If those really still didn't make the speech natural, then I guess a seq2seq with phonetic representations as inputs is your best shot (at least like that, your efforts on getting phonemes and making the alignments are only 1/2 lost instead of completely thrown away :) ).
That is obviously my personal opinion, someone might have better ideas. Let me know if I misunderstood anything or if I can assist you in this adventure ;)
EDIT: Actually @DLZML001 if you want to have this conversation faster than using github comments, you can join this slack, we usually help each other out there to get best Tacotron based models we can. So others might help you with some ideas as well :)
Also like that, if you want to share samples privately (due to data obligations or other), you can do it easily ;)
First, thanks a lot for your detailed answer.
As for the mel spec images, the predicted one was obtained with the tacotron2 seq2seq model. With the non seq2seq ones I obtain much more oversmoothed mel spec.
When I use the seq2seq tacotron2 architecture with my input-output aligned, I do obtain the alignement of the attention perfectly well. it gives the pefect 'diagonal' curve aligning encoder and decoder.
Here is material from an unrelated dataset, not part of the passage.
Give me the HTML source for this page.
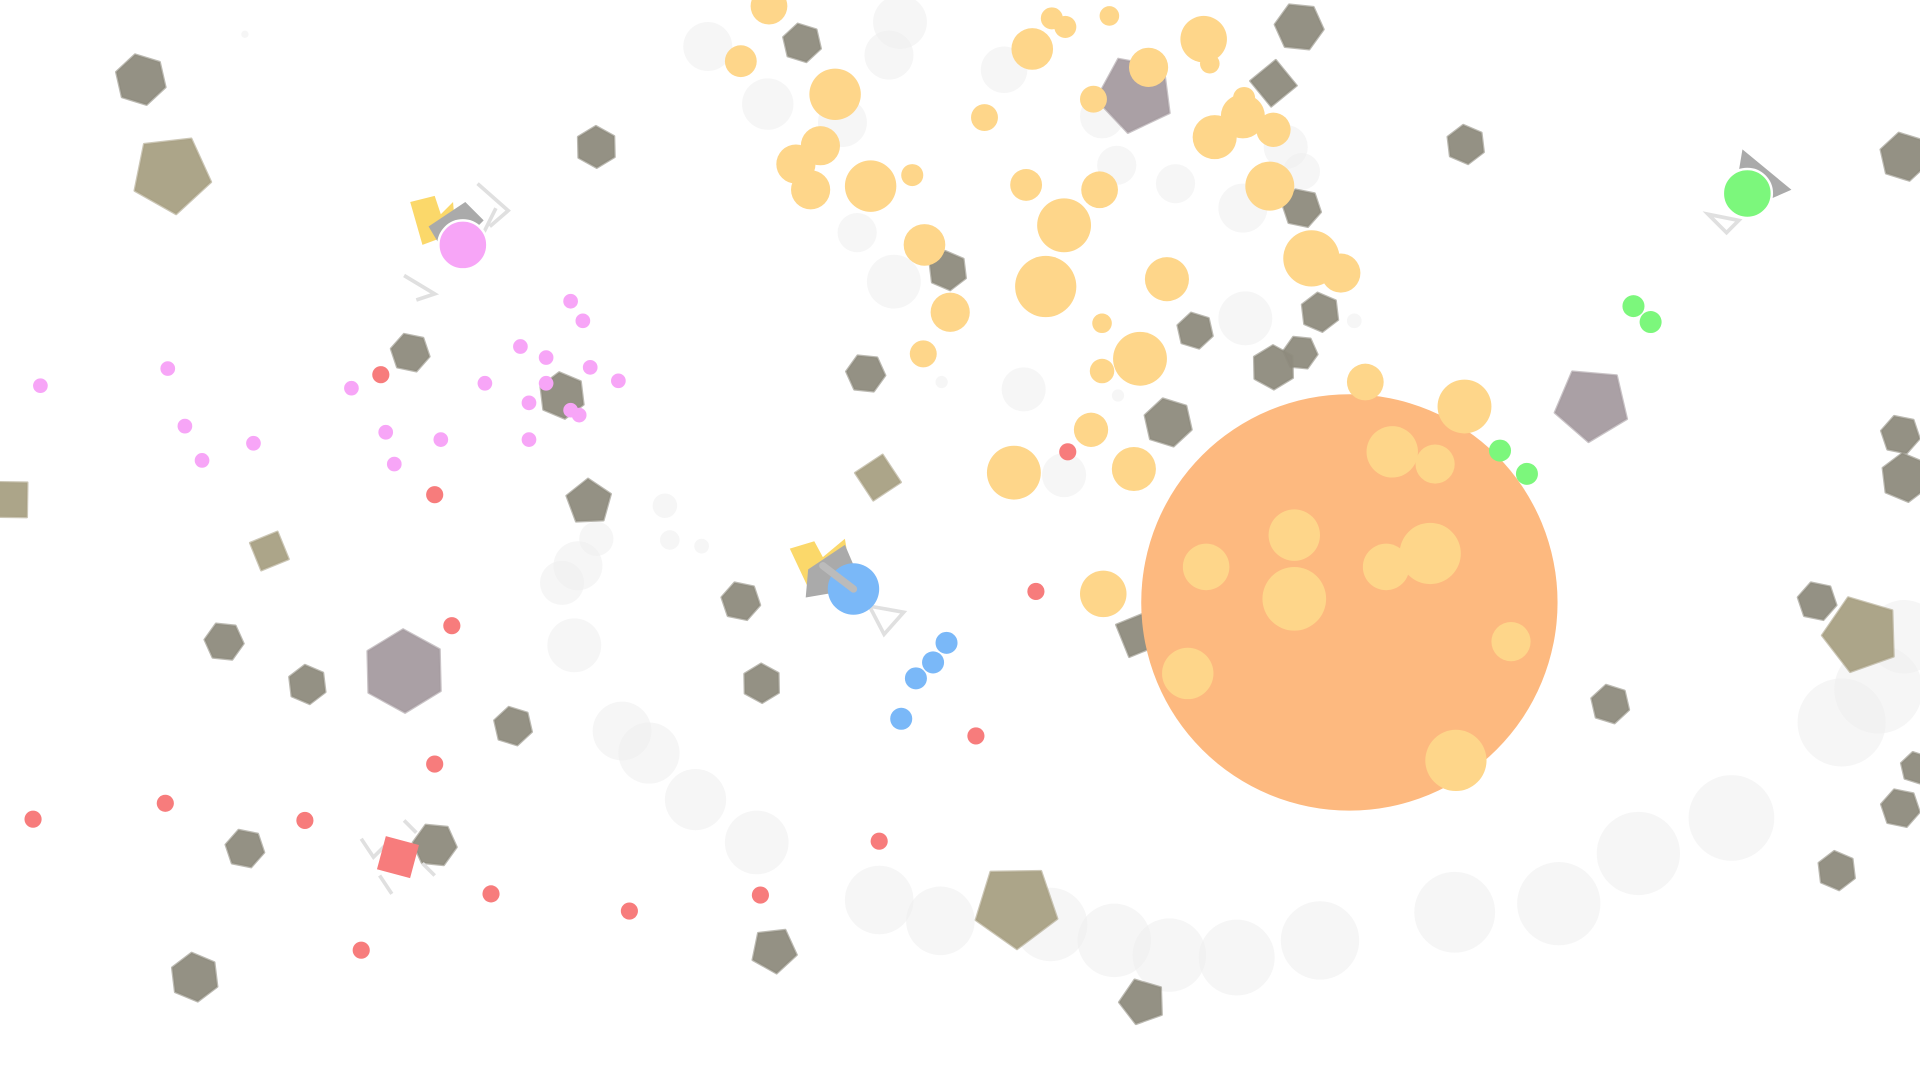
<!DOCTYPE html>
<html><head><meta charset="utf-8"><style>
html,body{margin:0;padding:0;background:#fff;width:1920px;height:1080px;overflow:hidden}
svg{display:block}
</style></head><body>
<svg id="s" width="1920" height="1080" viewBox="0 0 1568 882" xmlns="http://www.w3.org/2000/svg"></svg>
<script>
const s=document.getElementById('s');let h='';
function poly(cx,cy,r,n,fill,rot,op){rot=rot||0;let p=[];for(let i=0;i<n;i++){const a=rot+i*2*Math.PI/n;p.push((cx+r*Math.cos(a)).toFixed(1)+','+(cy+r*Math.sin(a)).toFixed(1));}
h+=`<polygon points="${p.join(' ')}" fill="${fill}" fill-opacity="${op||0.95}" stroke="${fill}" stroke-opacity="0.6" stroke-width="2" stroke-linejoin="round"/>`;}
function c(x,y,r,f,op){h+=`<circle cx="${x}" cy="${y}" r="${r}" fill="${f}" fill-opacity="${op||1}"/>`;}
// background bubbles
[[578,38,20],[627,85,21],[726,45,20],[735,18,22],[820,57,19],[960,150,16],[1015,170,20],[1017,260,22],[836,318,18],[869,388,18],[730,230,22],[700,190,16],[688,100,20],[469,527,22],[459,476,18],[472,462,20],[487,440,14],[543,413,10],[547,441,8],[573,446,6],[508,597,24],[530,615,25],[568,653,25],[618,688,26],[718,735,28],[768,752,28],[858,755,30],[910,768,30],[955,780,30],[1010,782,31],[1078,768,32],[1188,745,33],[1273,738,34],[1338,697,34],[1414,668,35],[1504,590,36],[1534,563,36],[1555,520,30],[1063,140,15],[1050,120,18],[912,135,16],[900,95,18],[200,28,3],[769,312,5],[913,323,5],[1106,262,6]].forEach(b=>c(b[0],b[1],b[2],'#eeeeee',0.55));
// gray/olive polygons
const g='#8e8b7d',o='#a8a083',pu='#a59ba0';
[[115,65,21,6,g,0.3],[140,142,33,5,o,0.2],[487,120,17,6,g,0.5],[335,288,16,6,g,0.2],[459,323,19,6,g,0.4],[481,410,19,5,g,0.9],[220,450,17,4,o,0.4],[8,408,20,4,o,0.8],[183,524,16,6,g,0.1],[251,559,16,6,g,0.4],[330,548,34,6,pu,0.5],[419,593,16,6,g,0.3],[200,693,16,6,g,0.2],[355,690,18,6,g,0.1],[159,798,20,6,g,0.4],[605,491,16,6,g,0.2],[622,558,16,6,g,0.5],[707,305,16,6,g,0.1],[774,221,16,6,g,0.4],[717,390,19,4,o,0.2],[655,35,16,6,g,0.3],[927,77,32,5,pu,0.5],[1061,22,20,6,g,0.1],[1040,68,19,4,g,0.1],[1063,170,16,6,g,0.2],[1078,255,16,6,g,0.4],[976,270,15,6,g,0.3],[1040,300,18,6,g,0.5],[1062,288,14,6,g,0.1],[954,345,20,6,g,0.3],[930,518,20,4,g,0.4],[1197,118,16,6,g,0.4],[1300,330,31,5,pu,0.4],[1555,128,20,6,g,0.3],[1552,355,16,6,g,0.2],[1556,390,20,6,g,0.4],[1484,491,16,6,g,0.2],[1520,518,32,5,o,0.6],[1315,575,16,6,g,0.3],[1552,660,16,6,g,0.2],[1500,711,16,6,g,0.4],[1565,627,13,6,g,0.3],[830,740,35,5,o,0.3],[632,776,19,5,g,0.2],[933,818,19,5,g,0.6]].forEach(p=>poly(p[0],p[1],p[2],p[3],p[4],p[5]));
// big orange
c(1102,492,170,'#fdb97f');
// yellow circles
const y='#fed68a';
[[628,5,15],[605,50,13],[682,77,21],[670,119,16],[650,134,16],[662,155,16],[711,152,21],[745,143,9],[755,200,17],[776,255,16],[754,289,11],[843,40,17],[859,15,9],[870,22,9],[906,13,8],[893,81,11],[938,55,16],[983,32,19],[988,52,8],[992,112,18],[1015,95,18],[1040,106,14],[1016,80,9],[804,96,11],[838,151,13],[898,155,15],[869,184,22],[854,234,25],[953,228,18],[900,264,8],[931,293,22],[900,303,10],[891,351,14],[828,386,22],[926,383,18],[1037,152,20],[1071,211,23],[1095,223,16],[1115,312,15],[1196,332,22],[1137,369,21],[1172,379,16],[1057,437,21],[985,463,19],[1057,489,26],[1132,463,19],[1168,452,25],[1234,524,16],[970,550,21],[1189,621,25],[901,485,19]].forEach(b=>c(b[0],b[1],b[2],y));
// pink dots
[[466,246],[476,262],[425,283],[446,292],[482,300],[505,311],[396,313],[446,313],[432,329],[466,335],[473,339],[287,317],[315,353],[360,359],[432,359],[322,379],[207,362],[165,376],[151,348],[137,301],[33,315]].forEach(d=>c(d[0],d[1],6,'#f7a5f7'));
// red dots
[[311,306],[355,404],[369,511],[355,624],[249,670],[135,656],[27,669],[401,730],[295,776],[514,744],[621,731],[718,687],[797,601],[846,483],[872,369]].forEach(d=>c(d[0],d[1],7,'#f77c7c'));
// blue / green dots
[[773,525],[762,541],[748,554],[736,587]].forEach(d=>c(d[0],d[1],9,'#7ab8f8'));
[[1334,250],[1348,263],[1225,368],[1247,387]].forEach(d=>c(d[0],d[1],9,'#7cf77c'));
// tanks
h+=`<g stroke="#e0e0e0" stroke-width="3" fill="none"><path d="M390,150 L415,172 L400,185 M330,225 L355,240 L340,245 M405,170 L395,190"/><path d="M710,495 L738,500 L722,518 Z"/><path d="M1395,175 L1410,190 L1420,180 Z"/><path d="M295,685 L305,700 L315,690 M330,670 L340,680 M310,715 L320,730 M345,705 L355,715"/></g>`;
h+=`<polygon points="335,165 355,160 360,175 370,165 372,190 345,200" fill="#fbd86a"/>`;
h+=`<polygon points="350,185 380,165 395,180 365,210" fill="#aaaaaa"/>`;
c(378,200,20,'#f7a5f7');h+=`<circle cx="378" cy="200" r="20" fill="none" stroke="#fff" stroke-width="2"/>`;
h+=`<polygon points="645,448 665,442 672,455 690,440 695,470 660,480" fill="#fbd86a"/>`;
h+=`<polygon points="660,465 690,445 705,480 658,488" fill="#aaaaaa"/>`;
c(697,481,21,'#7ab8f8');h+=`<line x1="672" y1="462" x2="697" y2="481" stroke="#bbb" stroke-width="6" stroke-linecap="round"/>`;
h+=`<polygon points="1423,122 1463,155 1440,165 1420,140" fill="#aaaaaa"/>`;
c(1427,158,20,'#7cf77c');h+=`<circle cx="1427" cy="158" r="20" fill="none" stroke="#fff" stroke-width="2"/>`;
h+=`<rect x="311" y="686" width="28" height="28" fill="#f77c7c" transform="rotate(15 325 700)"/>`;
s.innerHTML=h;
</script>
</body></html>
However as shown in the image in my previous comment, still over smoothed.
I have already tried a tacotron-like architecture, with the CBHG modules, without attention, and this is what is giving me extremely oversmoothed mel specs.
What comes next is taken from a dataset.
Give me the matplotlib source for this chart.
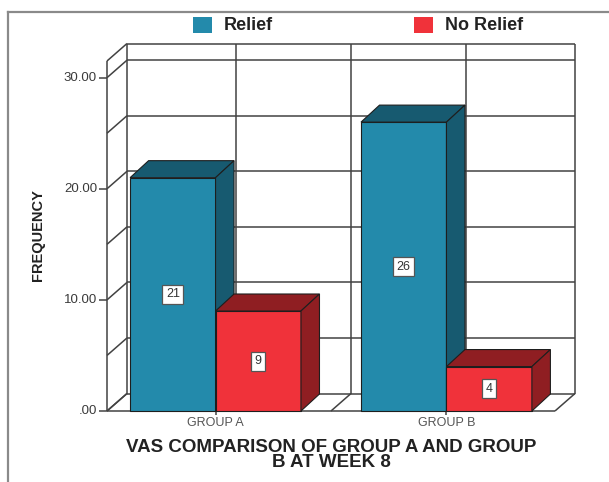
import numpy as np
import matplotlib
matplotlib.use("Agg")
import matplotlib.pyplot as plt
from matplotlib.patches import Rectangle
from matplotlib.lines import Line2D

plt.rcParams['font.family'] = ['Liberation Sans', 'DejaVu Sans']

# ---- data ----
groups = ["GROUP A", "GROUP B"]
relief = [21, 26]
no_relief = [9, 4]
series_names = ["Relief", "No Relief"]
y_ticks = [0, 10, 20, 30]
y_tick_labels = [".00", "10.00", "20.00", "30.00"]
title = "VAS COMPARISON OF GROUP A AND GROUP\nB AT WEEK 8"
ylabel = "FREQUENCY"

# ---- style ----
front_cols = ["#238aab", "#f0323a"]
dark_cols = ["#175a70", "#8f1e22"]
grid_col = "#424242"
edge_col = "#1e1e1e"

W, H = 609, 482
fig = plt.figure(figsize=(W / 100, H / 100), dpi=100)
fig.patch.set_facecolor("white")

# front plane of the 3D box in pixel geometry
left_px, right_px, bot_px, top_px = 107, 555, 411, 61
ax = fig.add_axes([left_px / W, (H - bot_px) / H, (right_px - left_px) / W, (bot_px - top_px) / H])
ax.set_xlim(-0.47, 1.47)
ax.set_ylim(0, 31.5)
ax.axis("off")
xmin, xmax = ax.get_xlim()
ymin, ymax = ax.get_ylim()


def px_to_data(px, py):
    inv = ax.transData.inverted()
    o = ax.transData.transform((0, 0))
    d = inv.transform(o + np.array([px, py]))
    return d[0], d[1]


pdx, pdy = px_to_data(20, 17.5)   # plane depth
bdx, bdy = px_to_data(18.5, 17)   # bar depth

lw = 1.1
kw = dict(color=grid_col, lw=lw, clip_on=False, zorder=1, solid_capstyle="butt")

# back wall horizontal gridlines
levels = list(np.arange(0, 31, 5)) + [ymax]
for v in levels:
    ax.plot([xmin + pdx, xmax + pdx], [v + pdy, v + pdy], **kw)
# back wall vertical lines
for xv in [xmin, 0, 0.5, 1, xmax]:
    ax.plot([xv + pdx, xv + pdx], [pdy, ymax + pdy], **kw)
# left wall
ax.plot([xmin, xmin], [0, ymax], **kw)
for v in levels:
    ax.plot([xmin, xmin + pdx], [v, v + pdy], **kw)
# floor
ax.plot([xmin, xmax], [0, 0], **kw)
for xv in [xmin, 0, 0.5, 1, xmax]:
    ax.plot([xv, xv + pdx], [0, pdy], **kw)

# y ticks and labels
tlx, _ = px_to_data(8, 0)
for v, lab in zip(y_ticks, y_tick_labels):
    ax.plot([xmin - tlx, xmin], [v, v], **kw)
    ax.annotate(lab, (xmin, v), xytext=(-10, 0), textcoords="offset pixels",
                ha="right", va="center", fontsize=9.5, color="#3a3a3a")

# x ticks and labels
_, tly = px_to_data(0, 4)
for i, g in enumerate(groups):
    ax.plot([i, i], [0, -tly], **kw)
    ax.annotate(g, (i, 0), xytext=(0, -12), textcoords="offset pixels",
                ha="center", va="center", fontsize=9, color="#555555")

# 3D bars
bw = 0.37


def bar3d(x0, x1, h, fc, dc, z):
    pk = dict(ec=edge_col, lw=0.8, clip_on=False, zorder=z, joinstyle="miter")
    ax.fill([x0, x1, x1, x0], [0, 0, h, h], fc=fc, **pk)
    ax.fill([x0, x1, x1 + bdx, x0 + bdx], [h, h, h + bdy, h + bdy], fc=dc, **pk)
    ax.fill([x1, x1 + bdx, x1 + bdx, x1], [0, bdy, h + bdy, h], fc=dc, **pk)


z = 3
for i in range(len(groups)):
    for s, vals in enumerate([relief, no_relief]):
        x0 = i - bw + s * bw
        x1 = x0 + bw
        h = vals[i]
        bar3d(x0, x1, h, front_cols[s], dark_cols[s], z)
        ax.text((x0 + x1) / 2, h / 2, str(h), ha="center", va="center", fontsize=9,
                color="#333333", zorder=z + 1,
                bbox=dict(boxstyle="square,pad=0.28", fc="white", ec="#555555", lw=0.9))
        z += 2

# outer frame
fig.add_artist(Line2D([8 / W, 1], [1 - 12 / H, 1 - 12 / H], color="#8a8a8a", lw=1.6))
fig.add_artist(Line2D([8 / W, 8 / W], [0, 1 - 12 / H], color="#8a8a8a", lw=1.6))

# legend
leg_x = [193, 414]
for s, name in enumerate(series_names):
    fig.add_artist(Rectangle((leg_x[s] / W, 1 - 33 / H), 19 / W, 16 / H,
                             transform=fig.transFigure, fc=front_cols[s], ec="none"))
    fig.text((leg_x[s] + 31) / W, 1 - 25 / H, name, ha="left", va="center",
             fontsize=13, fontweight="bold", color="#222222")

# axis titles
fig.text(38 / W, 1 - 235 / H, ylabel, rotation=90, ha="center", va="center",
         fontsize=10.5, fontweight="bold", color="#222222")
fig.text(331 / W, 1 - 455 / H, title, ha="center", va="center", fontsize=13.5,
         fontweight="bold", color="#222222", linespacing=0.82)

fig.savefig("out.png", dpi=100, facecolor="white")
I guess I am going to try non-time aligned phonetic representation, as it might be easier for the network to lear pronunciation than with words.
Thank you for the slack invitation!
wait, if that is with tacotron then it's using r=50?? That would impressive if it is! And that would explain much of the flatness also..
well.. my advices went directly to the trashcan hahaha.. I am a guy who believes that it's time to start leaving most of the tasks to machines to figure out how to do them, so I usually tend to feel better working with end-to-end systems with minimal human intervention (or preprocessing). So, my opinion? yes go 100% with seq2seq approach with phonetic representation. Plus Tacotron-2 is kind of stable compared to other seq2seq models so it's a plus for it :)
No no, the r=50 I just tried it today briefly, and was almost sure that it would not work. The results were obtained with r=2 and batch size of 4 or 5. it was aligning as I said, but kind of oversmoothed specs.
I ll definitely try the seq2seq taco2 with non aligned phonetic features. and I ll let you know.
Thanks a lot for the help.
hmm yeah alignment is easy when it's one-to-one so small batch size isn't really a problem. makes sense.
Alright, I'll leave the issue open until I hear back from you. Let me know if you need anything ;)
Small batch size failed me in alignment. When I set r = 1 and then I had to shrink the batch size to 24 for single GPU, It never got alignment during the whole training. That is why I need multi-gpu version.
I am new to Tacotron2, Please I want to know what is r?